Comparison of resuperimposing envelopes using mdr coordinates and normal coordinates again on wool data.

y=wool(:,4);
X=wool(:,1:3);
% The line below shows the plot of mdr
[out]=FSR(y,X,'nsamp',0,'plots',2);
n0=16:19;
quantplo=[0.01 0.5 0.99 0.999 0.9999 0.99999];
ninv=norminv(quantplo);
lwdenv=2;
ij=0;
supn0=max(n0);
for jn0=n0;
ij=ij+1;
MDRinv = FSRinvmdr(out.mdr,4,'n',jn0);
% Resuperimposed envelope in normal coordinates
subplot(2,2,ij)
plot(MDRinv(:,1),norminv(MDRinv(:,2)),'LineWidth',2)
xlim([0 supn0])
v=axis;
line(v(1:2)',[ninv;ninv],'color','g','LineWidth',lwdenv,'LineStyle','--','Tag','env');
text(v(1)*ones(length(quantplo),1),ninv',strcat(num2str(100*quantplo'),'%'));
% line(MDRinv(:,1),norminv(MDRinv(:,2)),'LineWidth',2)
title(['Resuperimposed envelope n=' num2str(jn0)]);
end

Example with Hospital Data.

Comparison of resuperimposing envelopes using mdr coordinates and normal coordinates at particular steps.

y=hospitalFS(:,5);
X=hospitalFS(:,1:4);
% exploratory analysis through the yXplot
out=FSR(y,X,'nsamp',20000,'plots',2,'lms',0);
n0=[54 58 62 63];
quantplo=[0.01 0.5 0.99 0.999 0.9999 0.99999];
ninv=norminv(quantplo);
lwdenv=2;
supn0=max(n0);
figure;
ij=0;
for jn0=n0;
ij=ij+1;
[MDRinv] = FSRinvmdr(out.mdr,5,'n',jn0);
% Plot for each step of the fwd search the values of mdr translated in
% Plot for each step of the fwd search the values of mdr translated in
% terms of normal quantiles
subplot(2,2,ij)
plot(MDRinv(:,1),norminv(MDRinv(:,2)),'LineWidth',2)
xlim([0 supn0])
v=axis;
line(v(1:2)',[ninv;ninv],'color','g','LineWidth',lwdenv,'LineStyle','--','Tag','env');
text(v(1)*ones(length(quantplo),1),ninv',strcat(num2str(100*quantplo'),'%'));
line(MDRinv(:,1),norminv(MDRinv(:,2)),'LineWidth',2)
title(['Resuperimposed envelope n=' num2str(jn0)]);
end

Input Arguments

mdr — Minimum deletion residuals.
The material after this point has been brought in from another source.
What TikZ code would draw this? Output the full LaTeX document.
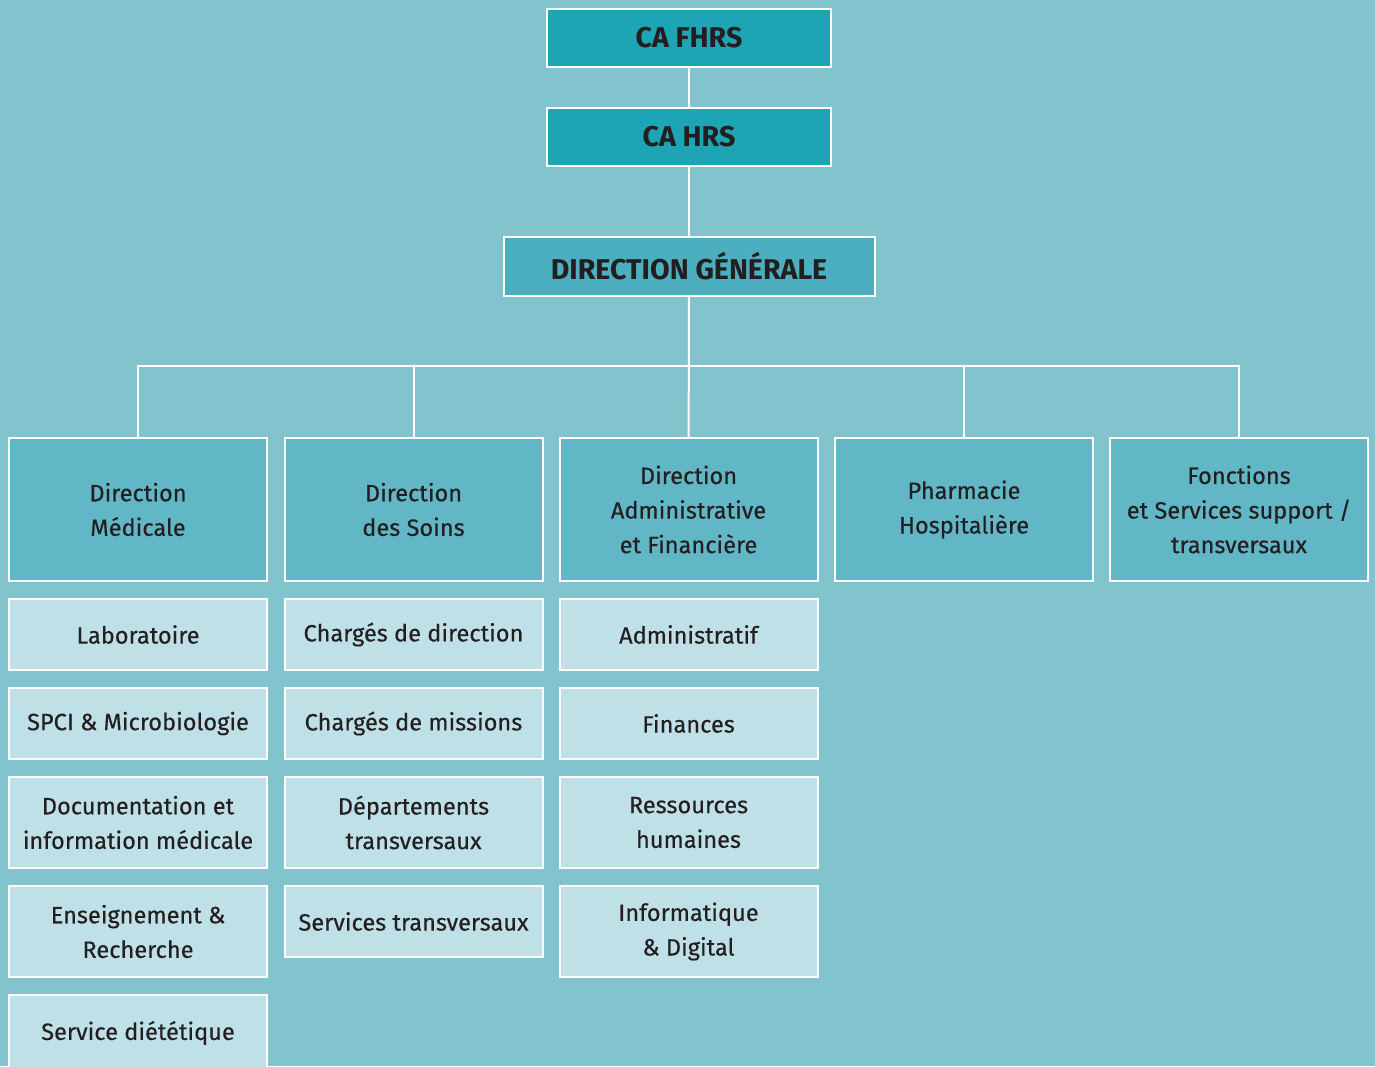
\documentclass[tikz,border=0pt]{standalone}
\usepackage{fontspec}
\setmainfont{Fira Sans}[UprightFeatures={FakeBold=0.35}]
\usetikzlibrary{positioning}

\definecolor{fond}{HTML}{82C4CD}
\definecolor{bleuca}{HTML}{1EA5B5}
\definecolor{bleudg}{HTML}{4BAFBF}
\definecolor{bleudir}{HTML}{62B7C6}
\definecolor{bleuclair}{HTML}{BFE0E6}
\definecolor{texte}{HTML}{231F20}

\tikzset{
  boite/.style={draw=white, line width=1pt, align=center, text=texte, inner sep=0pt,
    font=\fontsize{11.8}{17.3}\selectfont},
  conseil/.style={boite, fill=bleuca, minimum width=142pt, minimum height=29pt,
    font=\fontsize{14.3}{16}\selectfont\bfseries},
  generale/.style={boite, fill=bleudg, minimum width=185.5pt, minimum height=29.5pt,
    font=\fontsize{14.3}{16}\selectfont\bfseries},
  direction/.style={boite, fill=bleudir, minimum width=129pt, minimum height=71.5pt},
  service/.style={boite, fill=bleuclair, minimum width=129pt, minimum height=35.5pt},
  haut/.style={minimum height=45.5pt},
  lien/.style={draw=white, line width=1pt}
}

\begin{document}
\begin{tikzpicture}[x=0.5pt, y=-0.5pt, node distance=8pt]
  \useasboundingbox (0,0) rectangle (1375,1066);
  \clip (0,0) rectangle (1375,1066);
  \fill[fond] (0,0) rectangle (1375,1066);

  % conseils et direction generale
  \node[conseil] (fhrs) at (689,38) {CA FHRS};
  \node[conseil] (hrs) at (689,137) {CA HRS};
  \node[generale] (dg) at (689,266.5) {DIRECTION GÉNÉRALE};
  \coordinate (bus) at (689,366);

  % directions
  \node[direction] (med) at (138,509.5) {Direction\\Médicale};
  \node[direction] (soins) at (413.5,509.5) {Direction\\des Soins};
  \node[direction] (daf) at (688.5,509.5) {Direction\\Administrative\\et Financière};
  \node[direction] (pharma) at (964,509.5) {Pharmacie\\Hospitalière};
  \node[direction] (support) at (1239,509.5) {Fonctions\\et Services support /\\transversaux};

  \draw[lien] (fhrs) -- (hrs);
  \draw[lien] (hrs) -- (dg);
  \draw[lien] (dg) -- (daf);
  \foreach \d in {med, soins, pharma, support}
    \draw[lien] (\d.north) |- (bus);

  % services de la direction medicale
  \node[service, below=of med] (labo) {Laboratoire};
  \node[service, below=of labo] (spci) {SPCI \& Microbiologie};
  \node[service, haut, below=of spci] (docu) {Documentation et\\information médicale};
  \node[service, haut, below=of docu] (ens) {Enseignement \&\\Recherche};
  \node[service, minimum height=38pt, below=of ens] (diet) {Service diététique};

  % direction des soins
  \node[service, below=of soins] (chdir) {Chargés de direction};
  \node[service, below=of chdir] (chmis) {Chargés de missions};
  \node[service, haut, below=of chmis] (dept) {Départements\\transversaux};
  \node[service, below=of dept] (servtr) {Services transversaux};

  % direction administrative et financiere
  \node[service, below=of daf] (admin) {Administratif};
  \node[service, below=of admin] (fin) {Finances};
  \node[service, haut, below=of fin] (rh) {Ressources\\humaines};
  \node[service, haut, below=of rh] (info) {Informatique\\\& Digital};
\end{tikzpicture}
\end{document}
Matrix.

n-m0 x 2 matrix containing:

1st col = fwd search index;

2nd col = minimum deletion residual .

Data Types: single| double

p — Number of explanatory variables. Scalar.
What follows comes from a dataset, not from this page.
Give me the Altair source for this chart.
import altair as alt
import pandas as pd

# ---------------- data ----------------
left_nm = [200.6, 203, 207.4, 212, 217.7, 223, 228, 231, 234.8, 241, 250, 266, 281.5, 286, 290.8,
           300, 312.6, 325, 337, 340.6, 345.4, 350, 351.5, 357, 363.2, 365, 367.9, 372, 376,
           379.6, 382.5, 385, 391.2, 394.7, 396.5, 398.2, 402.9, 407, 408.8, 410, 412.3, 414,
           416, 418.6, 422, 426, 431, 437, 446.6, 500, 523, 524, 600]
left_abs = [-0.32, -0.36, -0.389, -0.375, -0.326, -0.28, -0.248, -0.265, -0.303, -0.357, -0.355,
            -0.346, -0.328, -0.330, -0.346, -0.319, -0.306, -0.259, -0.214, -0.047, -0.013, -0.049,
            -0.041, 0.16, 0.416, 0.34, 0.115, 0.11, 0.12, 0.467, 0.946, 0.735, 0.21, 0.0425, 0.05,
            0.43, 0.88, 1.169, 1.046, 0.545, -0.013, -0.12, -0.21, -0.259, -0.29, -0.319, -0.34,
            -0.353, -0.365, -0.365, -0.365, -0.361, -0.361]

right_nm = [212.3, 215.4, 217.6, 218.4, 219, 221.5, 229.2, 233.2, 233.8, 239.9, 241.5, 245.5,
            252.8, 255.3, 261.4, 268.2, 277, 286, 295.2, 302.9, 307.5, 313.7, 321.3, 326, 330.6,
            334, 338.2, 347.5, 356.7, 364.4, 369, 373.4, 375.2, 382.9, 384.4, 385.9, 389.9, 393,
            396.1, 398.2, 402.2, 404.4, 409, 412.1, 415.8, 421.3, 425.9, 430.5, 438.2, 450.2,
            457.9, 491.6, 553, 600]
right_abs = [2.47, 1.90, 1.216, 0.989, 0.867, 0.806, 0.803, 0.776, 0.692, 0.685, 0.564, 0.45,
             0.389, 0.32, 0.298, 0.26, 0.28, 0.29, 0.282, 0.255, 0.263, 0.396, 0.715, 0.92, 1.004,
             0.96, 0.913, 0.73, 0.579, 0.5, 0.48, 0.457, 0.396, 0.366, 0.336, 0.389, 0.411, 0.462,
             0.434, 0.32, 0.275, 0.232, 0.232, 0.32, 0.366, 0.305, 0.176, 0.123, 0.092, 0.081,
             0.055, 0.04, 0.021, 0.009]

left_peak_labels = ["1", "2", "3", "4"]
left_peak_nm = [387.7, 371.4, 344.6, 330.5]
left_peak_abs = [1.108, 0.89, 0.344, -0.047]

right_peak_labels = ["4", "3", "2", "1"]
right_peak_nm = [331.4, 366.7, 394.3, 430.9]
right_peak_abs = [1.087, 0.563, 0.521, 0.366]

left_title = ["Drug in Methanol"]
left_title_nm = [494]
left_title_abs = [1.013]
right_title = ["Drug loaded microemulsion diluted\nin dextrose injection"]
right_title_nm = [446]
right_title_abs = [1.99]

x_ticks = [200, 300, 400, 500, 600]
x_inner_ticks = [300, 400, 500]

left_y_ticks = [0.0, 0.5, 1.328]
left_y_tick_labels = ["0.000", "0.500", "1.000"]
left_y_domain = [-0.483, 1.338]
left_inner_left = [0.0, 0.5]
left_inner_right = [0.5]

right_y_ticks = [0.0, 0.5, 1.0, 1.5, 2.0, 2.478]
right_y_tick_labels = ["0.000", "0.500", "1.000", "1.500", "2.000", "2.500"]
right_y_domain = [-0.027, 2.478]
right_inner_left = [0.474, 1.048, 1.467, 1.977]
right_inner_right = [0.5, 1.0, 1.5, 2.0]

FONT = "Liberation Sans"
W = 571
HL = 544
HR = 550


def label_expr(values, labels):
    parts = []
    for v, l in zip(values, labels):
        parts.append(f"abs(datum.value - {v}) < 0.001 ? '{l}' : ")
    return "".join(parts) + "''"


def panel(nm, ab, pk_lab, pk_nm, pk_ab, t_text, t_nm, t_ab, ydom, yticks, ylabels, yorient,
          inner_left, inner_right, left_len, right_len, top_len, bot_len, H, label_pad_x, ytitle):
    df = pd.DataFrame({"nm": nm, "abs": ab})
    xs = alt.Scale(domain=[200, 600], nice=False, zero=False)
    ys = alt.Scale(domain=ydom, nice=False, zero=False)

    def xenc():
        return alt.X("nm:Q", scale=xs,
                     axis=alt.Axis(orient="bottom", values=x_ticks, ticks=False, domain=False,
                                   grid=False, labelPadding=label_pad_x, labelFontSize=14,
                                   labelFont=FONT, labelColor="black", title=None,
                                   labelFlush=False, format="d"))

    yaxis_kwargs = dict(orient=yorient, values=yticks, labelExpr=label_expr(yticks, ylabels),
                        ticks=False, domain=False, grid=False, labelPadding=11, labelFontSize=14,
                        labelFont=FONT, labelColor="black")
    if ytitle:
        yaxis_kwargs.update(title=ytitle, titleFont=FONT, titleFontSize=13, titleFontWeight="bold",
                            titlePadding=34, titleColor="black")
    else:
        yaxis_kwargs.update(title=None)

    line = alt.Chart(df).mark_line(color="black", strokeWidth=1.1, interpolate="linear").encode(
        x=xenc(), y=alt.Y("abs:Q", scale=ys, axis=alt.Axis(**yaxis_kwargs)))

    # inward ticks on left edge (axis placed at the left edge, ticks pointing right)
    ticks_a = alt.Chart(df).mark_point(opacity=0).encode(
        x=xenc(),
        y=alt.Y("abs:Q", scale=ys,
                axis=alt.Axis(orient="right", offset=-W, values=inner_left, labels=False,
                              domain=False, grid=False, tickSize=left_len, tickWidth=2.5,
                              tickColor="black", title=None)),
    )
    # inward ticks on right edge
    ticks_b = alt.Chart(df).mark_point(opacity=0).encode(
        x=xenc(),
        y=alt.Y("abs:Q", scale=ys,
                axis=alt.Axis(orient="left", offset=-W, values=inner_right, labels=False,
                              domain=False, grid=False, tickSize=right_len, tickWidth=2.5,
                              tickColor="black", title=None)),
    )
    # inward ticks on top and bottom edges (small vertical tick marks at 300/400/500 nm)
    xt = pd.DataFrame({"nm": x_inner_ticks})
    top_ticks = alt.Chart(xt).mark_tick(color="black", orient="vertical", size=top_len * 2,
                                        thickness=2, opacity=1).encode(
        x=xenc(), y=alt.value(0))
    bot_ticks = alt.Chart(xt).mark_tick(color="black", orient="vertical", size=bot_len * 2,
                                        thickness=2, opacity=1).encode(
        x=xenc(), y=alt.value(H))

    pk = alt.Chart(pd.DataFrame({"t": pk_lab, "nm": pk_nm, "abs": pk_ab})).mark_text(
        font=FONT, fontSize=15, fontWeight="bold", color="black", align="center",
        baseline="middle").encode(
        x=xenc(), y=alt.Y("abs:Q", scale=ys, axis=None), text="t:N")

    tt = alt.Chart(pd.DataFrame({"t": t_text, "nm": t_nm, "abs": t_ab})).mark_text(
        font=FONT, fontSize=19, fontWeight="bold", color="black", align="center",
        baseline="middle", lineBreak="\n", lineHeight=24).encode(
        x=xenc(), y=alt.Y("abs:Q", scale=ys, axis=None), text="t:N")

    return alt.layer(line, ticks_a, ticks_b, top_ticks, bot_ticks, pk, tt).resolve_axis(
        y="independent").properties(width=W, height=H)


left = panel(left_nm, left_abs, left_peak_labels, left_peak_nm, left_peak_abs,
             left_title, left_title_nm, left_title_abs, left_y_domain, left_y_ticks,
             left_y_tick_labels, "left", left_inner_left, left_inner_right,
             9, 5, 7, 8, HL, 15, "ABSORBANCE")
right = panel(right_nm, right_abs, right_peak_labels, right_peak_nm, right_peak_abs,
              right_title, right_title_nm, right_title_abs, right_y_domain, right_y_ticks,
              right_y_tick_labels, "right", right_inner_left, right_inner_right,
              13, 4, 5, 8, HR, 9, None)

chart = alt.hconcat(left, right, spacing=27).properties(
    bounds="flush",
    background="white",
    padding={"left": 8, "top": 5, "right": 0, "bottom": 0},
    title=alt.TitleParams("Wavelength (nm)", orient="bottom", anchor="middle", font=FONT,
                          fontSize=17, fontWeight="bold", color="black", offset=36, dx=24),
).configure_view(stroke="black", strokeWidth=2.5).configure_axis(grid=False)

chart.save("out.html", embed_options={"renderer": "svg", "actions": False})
Number of explanatory variables of the underlying dataset (including the intercept if present)

Data Types: single| double

Name-Value Pair Arguments

Specify optional comma-separated pairs of Name,Value arguments. Name is the argument name and Value is the corresponding value. Name must appear inside single quotes (' '). You can specify several name and value pair arguments in any order as Name1,Value1,...,NameN,ValueN.

Example: 'n',10 , 'plots',1

n —size of the sample.scalar.

If it is not specified it is set equal to mdr(end,1)+1

Example: 'n',10

Data Types: double

plots —Plot on the screen.scalar | structure.
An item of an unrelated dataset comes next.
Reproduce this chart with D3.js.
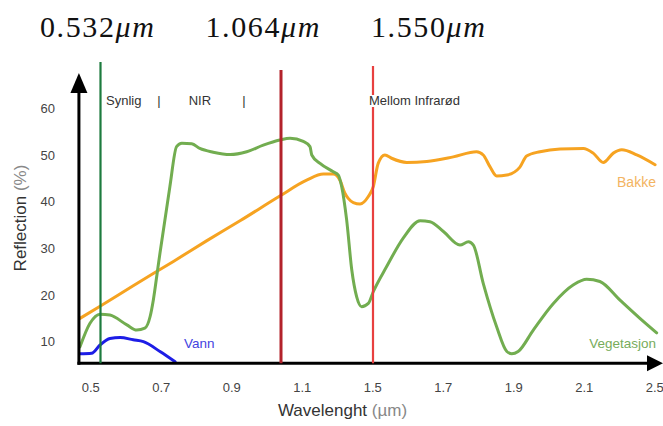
<!DOCTYPE html>
<html>
<head>
<meta charset="UTF-8">
<script src="https://d3js.org/d3.v7.min.js"></script>
<style>
  body { margin: 0; background: #fff; }
  svg { font-family: "Liberation Sans", Arial, sans-serif; }
</style>
</head>
<body>
<div id="chart"></div>
<script>
const width = 663, height = 426;

// tick labels as printed on the chart (note: 1.3 and 2.3 are skipped in the original)
const xTicks = [0.5, 0.7, 0.9, 1.1, 1.5, 1.7, 1.9, 2.1, 2.5];
const yTicks = [10, 20, 30, 40, 50, 60];

// laser wavelengths marked above the chart
const laserValues = [0.532, 1.064, 1.55];
const laserLabels = ["0.532", "1.064", "1.550"];

// reflection curves [wavelength, reflection %]
const vegetation = [
  [0.471, 8.9], [0.499, 13.9], [0.528, 15.9], [0.556, 15.7], [0.604, 13.6], [0.632, 12.5],
  [0.655, 12.9], [0.670, 15.4], [0.679, 18.9], [0.692, 25.8], [0.698, 29.0], [0.726, 43.2],
  [0.745, 51.8], [0.760, 52.5], [0.788, 52.4], [0.811, 51.4], [0.849, 50.6], [0.897, 50.1],
  [0.944, 50.7], [0.991, 52.1], [1.038, 53.2], [1.067, 53.6], [1.109, 52.9], [1.147, 51.8],
  [1.157, 50.0], [1.204, 48.2], [1.279, 46.4], [1.308, 45.7], [1.327, 43.2], [1.355, 36.1],
  [1.384, 25.4], [1.412, 19.6], [1.440, 17.5], [1.478, 18.2], [1.503, 20.7], [1.541, 26.1],
  [1.588, 32.2], [1.636, 35.9], [1.664, 35.7], [1.702, 33.6], [1.749, 30.7], [1.773, 31.4],
  [1.787, 30.7], [1.815, 22.5], [1.853, 13.2], [1.882, 7.9], [1.896, 7.4], [1.914, 7.9],
  [1.957, 12.5], [2.014, 18.2], [2.071, 22.2], [2.117, 23.4], [2.192, 22.9], [2.306, 18.9],
  [2.419, 15.0], [2.514, 11.9]
];
const soil = [
  [0.471, 15.0], [0.528, 17.6], [0.622, 22.0], [0.736, 27.2], [0.830, 31.6], [0.925, 35.9],
  [1.038, 41.2], [1.128, 44.6], [1.223, 45.9], [1.279, 45.9], [1.317, 44.6], [1.345, 41.8],
  [1.364, 40.7], [1.393, 39.8], [1.431, 39.5], [1.478, 41.1], [1.503, 43.2], [1.517, 48.2],
  [1.536, 50.0], [1.555, 49.3], [1.598, 48.4], [1.655, 48.6], [1.730, 49.6], [1.796, 50.7],
  [1.815, 50.0], [1.834, 47.5], [1.853, 45.5], [1.882, 45.7], [1.919, 47.4], [1.938, 49.8],
  [1.976, 50.7], [2.033, 51.3], [2.099, 51.4], [2.154, 50.4], [2.211, 48.4], [2.268, 50.4],
  [2.316, 51.1], [2.401, 50.0], [2.505, 47.9]
];
const water = [
  [0.471, 7.4], [0.504, 7.5], [0.528, 9.3], [0.556, 10.7], [0.585, 10.9], [0.622, 10.4],
  [0.651, 10.0], [0.698, 7.9], [0.741, 5.7]
];

const svg = d3.select("#chart").append("svg")
  .attr("width", width)
  .attr("height", height);

// printed ticks sit at an even spacing on the axis
const x = d3.scaleLinear()
  .domain(xTicks)
  .range(xTicks.map((d, i) => 90.2 + i * 70.5));
const y = d3.scaleLinear().domain([10, 60]).range([341.7, 108.3]);
// overlay of the laser lines (pasted on top of the original figure)
const xTop = d3.scaleLinear().domain(laserValues).range([100.5, 281, 373]);

const x0 = x(0.468), y0 = y(5.4);

// curves
const line = d3.line()
  .x(d => x(d[0]))
  .y(d => y(d[1]))
  .curve(d3.curveMonotoneX);

const series = [
  { data: soil, color: "#f6a321" },
  { data: vegetation, color: "#72ad50" },
  { data: water, color: "#1d1de6" }
];
series.forEach(s => {
  svg.append("path")
    .attr("d", line(s.data))
    .attr("fill", "none")
    .attr("stroke", s.color)
    .attr("stroke-width", 3)
    .attr("stroke-linejoin", "round")
    .attr("stroke-linecap", "round");
});

// series names
svg.append("text").attr("x", x(0.766)).attr("y", y(8.65))
  .attr("fill", "#4343e0").attr("font-size", 13.5).text("Vann");
svg.append("text").attr("x", x(2.51)).attr("y", y(43.1)).attr("text-anchor", "end")
  .attr("fill", "#f3b462").attr("font-size", 14).text("Bakke");
svg.append("text").attr("x", x(2.51)).attr("y", y(8.55)).attr("text-anchor", "end")
  .attr("fill", "#77ac5b").attr("font-size", 13.5).text("Vegetasjon");

// axes lines with arrows
svg.append("line")
  .attr("x1", x0).attr("x2", x0).attr("y1", y0 + 1.5).attr("y2", 88)
  .attr("stroke", "#000").attr("stroke-width", 3);
svg.append("path")
  .attr("d", `M${x0},73 L${x0 - 8.5},93 L${x0 + 8.5},93 Z`)
  .attr("fill", "#000");
svg.append("line")
  .attr("x1", x0 - 1.5).attr("x2", 650).attr("y1", y0).attr("y2", y0)
  .attr("stroke", "#000").attr("stroke-width", 3);
svg.append("path")
  .attr("d", `M663,${y0} L647,${y0 - 8} L647,${y0 + 8} Z`)
  .attr("fill", "#000");

// tick labels
const xAxis = svg.append("g")
  .attr("transform", `translate(0,${y0})`)
  .call(d3.axisBottom(x).tickValues(xTicks).tickSize(0).tickPadding(20).tickFormat(d3.format(".1f")));
xAxis.select(".domain").remove();
xAxis.selectAll("text").attr("font-size", 13).attr("fill", "#444").attr("font-family", null);

const yAxis = svg.append("g")
  .attr("transform", `translate(${x0},0)`)
  .call(d3.axisLeft(y).tickValues(yTicks).tickSize(0).tickPadding(24));
yAxis.select(".domain").remove();
yAxis.selectAll("text").attr("font-size", 13).attr("fill", "#444").attr("font-family", null);

// axis titles
const xTitle = svg.append("text")
  .attr("x", 342.5).attr("y", 416)
  .attr("text-anchor", "middle")
  .attr("font-size", 17).attr("fill", "#333");
xTitle.append("tspan").text("Wavelenght ");
xTitle.append("tspan").attr("fill", "#888").text("(\u00b5m)");

const yTitle = svg.append("text")
  .attr("transform", `translate(26,218) rotate(-90)`)
  .attr("text-anchor", "middle")
  .attr("font-size", 17).attr("fill", "#333");
yTitle.append("tspan").text("Reflection ");
yTitle.append("tspan").attr("fill", "#888").text("(%)");

// laser lines
const laserColors = ["#1d7b3e", "#b3222b", "#e8403f"];
const laserWidths = [2.2, 3, 2.2];
const laserTops = [62, 70, 66];
laserValues.forEach((v, i) => {
  svg.append("line")
    .attr("x1", xTop(v)).attr("x2", xTop(v))
    .attr("y1", laserTops[i]).attr("y2", y0)
    .attr("stroke", laserColors[i])
    .attr("stroke-width", laserWidths[i]);
});

// region labels
const regions = [
  { text: "Synlig", at: 0.545, anchor: "start" },
  { text: "|", at: 0.695, anchor: "middle" },
  { text: "NIR", at: 0.811, anchor: "middle" },
  { text: "|", at: 0.936, anchor: "middle" },
  { text: "Mellom Infrar\u00f8d", at: 1.62, anchor: "middle" }
];
regions.forEach(r => {
  const t = svg.append("text")
    .attr("x", x(r.at)).attr("y", 105)
    .attr("text-anchor", r.anchor)
    .attr("font-size", 13).attr("fill", "#333")
    .text(r.text);
  if (r.text.length > 6) {
    const b = t.node().getBBox();
    svg.insert("rect", () => t.node())
      .attr("x", b.x).attr("y", b.y + 2).attr("width", b.width).attr("height", b.height - 3)
      .attr("fill", "#fff");
  }
});

// laser wavelength labels (TeX style)
laserLabels.forEach((lab, i) => {
  const t = svg.append("text")
    .attr("x", 40 + i * 165.5).attr("y", 37)
    .attr("font-family", "'Liberation Serif', 'DejaVu Serif', serif")
    .attr("font-size", 30).attr("fill", "#111")
    .attr("letter-spacing", 1.6);
  t.append("tspan").text(lab);
  t.append("tspan").attr("font-style", "italic").text("\u03bcm");
});
</script>
</body>
</html>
It specify whether it is necessary to plot in normal coordinates the value of mdr If plots = 1, a plot which shows the confidence level of mdr in each step is shown on the screen.

Remark. three horizontal lines associated respectively with values 0.01 0.5 and 0.99 are added to the plot If plots is a structure the user can specify the following options conflev = vector containing horizontal lines associated with confidence levels conflevlab = scalar if it is equal 1 labels associated with horizontal lines are shown on the screen xlim = minimum and maximum on the x axis ylim = minimum and maximum on the y axis LineWidth = Line width of the trajectory of mdr in normal coordinates LineStyle = Line style of the trajectory of mle of transformation parameters LineWidthEnv = Line width of the horizontal lines Tag = tag of the plot (default is pl_mdrinv) FontSize = font size of the text labels which identify the trajectories

Example: 'plots',1

Data Types: double

Output Arguments

MDRinv —Confidence levels. Matrix

Matrix with n-m0 rows (same rows of input matrix mdr) and 3 columns:

1st col = fwd search index from m0 to n-1.

2nd col = confidence level of each value of mdr.

3rd col = confidence level in normal coordinates: 50 conf level becomes norminv(0.50)=0; 99 conf level becomes norminv(0.99)=2.33.

Atkinson, A.C. and Riani, M. (2006), Distribution theory and simulations for tests of outliers in regression, "Journal of Computational and Graphical Statistics", Vol. 15, pp. 460-476.

Riani, M. and Atkinson, A.C. (2007), Fast calibrations of the forward search for testing multiple outliers in regression, "Advances in Data Analysis and Classification", Vol. 1, pp. 123-141.